As part of the program department, my everyday tasks consisted of writing event reports and assisting in the logistics of several events — including the Land Reform Forum, the Journalist for Human Rights Award, and the Ending Torture Seminar — as well as compiling and editing progress reports and engaging in administrative tasks. Along with my daily responsibilities I was also given a long-term project to research Participatory Rural Communication Appraisal (PRCA), a development methodology focused on communication. In doing so, I created a mock model for the district of Rajanpur and provided recommendations for SAP-Pakistan. While I was initially overwhelmed by this largely technical task, the project was a great learning experience in combining development literature with the discovery of similarities in the organization's existing projects.

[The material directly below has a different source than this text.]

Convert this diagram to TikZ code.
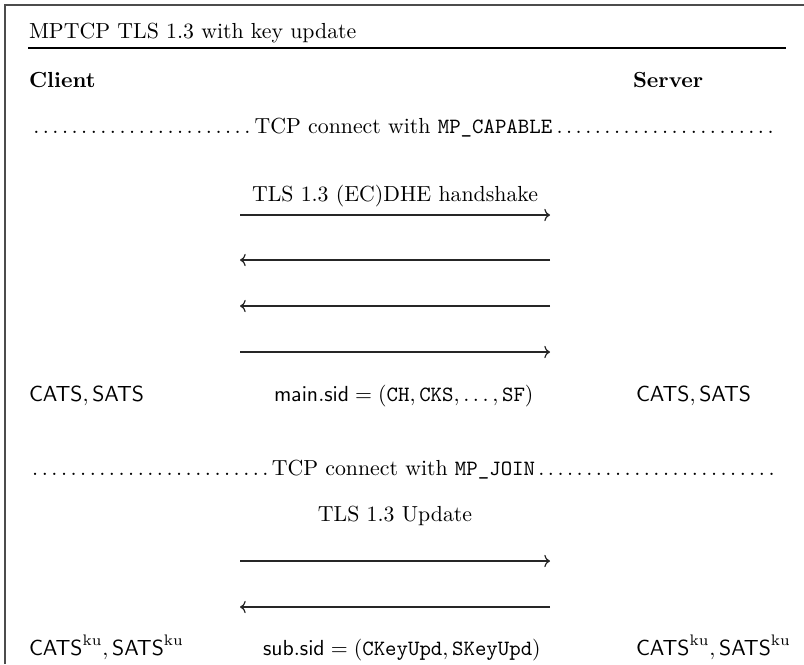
\documentclass[tikz,border=0pt]{standalone}
\usepackage{amsmath}
\usetikzlibrary{arrows.meta}
\begin{document}
\begin{tikzpicture}[x=0.4587pt,y=-0.4587pt,
  lbl/.style={anchor=base west, inner sep=0pt, outer sep=0pt},
  ctr/.style={anchor=base, inner sep=0pt, outer sep=0pt},
  sep/.style={anchor=base west, inner sep=0pt, outer sep=0pt, text width=343.5pt},
  msg/.style={-{To[length=2.6pt,width=5.6pt]}, line width=0.55pt, draw=black!85},
  frame/.style={line width=0.6pt, draw=black!70}]
\useasboundingbox (0,0) rectangle (804,664);

% open frame (top and left edge)
\coordinate (fbl) at (5,664);
\coordinate (ftl) at (5,5);
\coordinate (ftr) at (804,5);
\draw[frame] (fbl) -- (ftl) -- (ftr);

% title and rule
\node[lbl] (title) at (29,38) {MPTCP TLS 1.3 with key update};
\coordinate (rl) at (28,48);
\coordinate (rr) at (786,48);
\draw[line width=0.5pt] (rl) -- (rr);

% parties
\node[lbl] (client) at (29,87) {\textbf{Client}};
\node[lbl] (server) at (633,87) {\textbf{Server}};

% TCP connection with MP_CAPABLE
\node[sep] (tcp1) at (29,133) {\dotfill TCP connect with \texttt{MP\_CAPABLE}\dotfill};

% TLS 1.3 handshake
\node[ctr] (hs) at (395,201) {TLS 1.3 (EC)DHE handshake};
\coordinate (c1) at (240,215); \coordinate (s1) at (550,215);
\coordinate (c2) at (240,260); \coordinate (s2) at (550,260);
\coordinate (c3) at (240,306); \coordinate (s3) at (550,306);
\coordinate (c4) at (240,352); \coordinate (s4) at (550,352);
\draw[msg] (c1) -- (s1);
\draw[msg] (s2) -- (c2);
\draw[msg] (s3) -- (c3);
\draw[msg] (c4) -- (s4);

% keys after the main handshake
\node[lbl] (ckeys) at (29,401) {$\mathsf{CATS}, \mathsf{SATS}$};
\node[lbl] (msid) at (274,401) {$\mathsf{main.sid} = (\mathtt{CH}, \mathtt{CKS}, \dots, \mathtt{SF})$};
\node[lbl] (skeys) at (636,401) {$\mathsf{CATS}, \mathsf{SATS}$};

% TCP connection with MP_JOIN
\node[sep] (tcp2) at (29,475) {\dotfill TCP connect with \texttt{MP\_JOIN}\dotfill};

% TLS 1.3 key update
\node[ctr] (upd) at (395,521) {TLS 1.3 Update};
\coordinate (c5) at (240,561); \coordinate (s5) at (550,561);
\coordinate (c6) at (240,607); \coordinate (s6) at (550,607);
\draw[msg] (c5) -- (s5);
\draw[msg] (s6) -- (c6);

% keys after the update
\node[lbl] (ckeysku) at (29,655) {$\mathsf{CATS}^{\mathrm{ku}}, \mathsf{SATS}^{\mathrm{ku}}$};
\node[lbl] (ssid) at (263,655) {$\mathsf{sub.sid} = (\mathtt{CKeyUpd}, \mathtt{SKeyUpd})$};
\node[lbl] (skeysku) at (636,655) {$\mathsf{CATS}^{\mathrm{ku}}, \mathsf{SATS}^{\mathrm{ku}}$};
\end{tikzpicture}
\end{document}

One of the main lessons I learned during my internship was SAP-Pakistan's methodology in solving issues: by forming village organizations, it ensures that individuals are empowered to solve their own problems in a collective manner. Their commitment to the poor was visible in everything, from this methodology to the easy-going atmosphere of the office that broke down barriers based on status, gender, and religion.

Despite my initial nerves, my experience at SAP-Pakistan was memorable. The level of responsibility with which the staff members entrusted me, as well as the willingness with which they shared their work, really allowed me to develop as a person and feel like a part of the organization. Their vast wealth of knowledge and commitment to working to help the poor — in the face of political instability and security concerns — was a source of admiration and inspiration for me.

After eight weeks of living and breathing SAP-Pakistan, my internship ended. As I looked back at the organization's yellow building on the last day, everything looked just as it had the day I arrived. What had changed was me.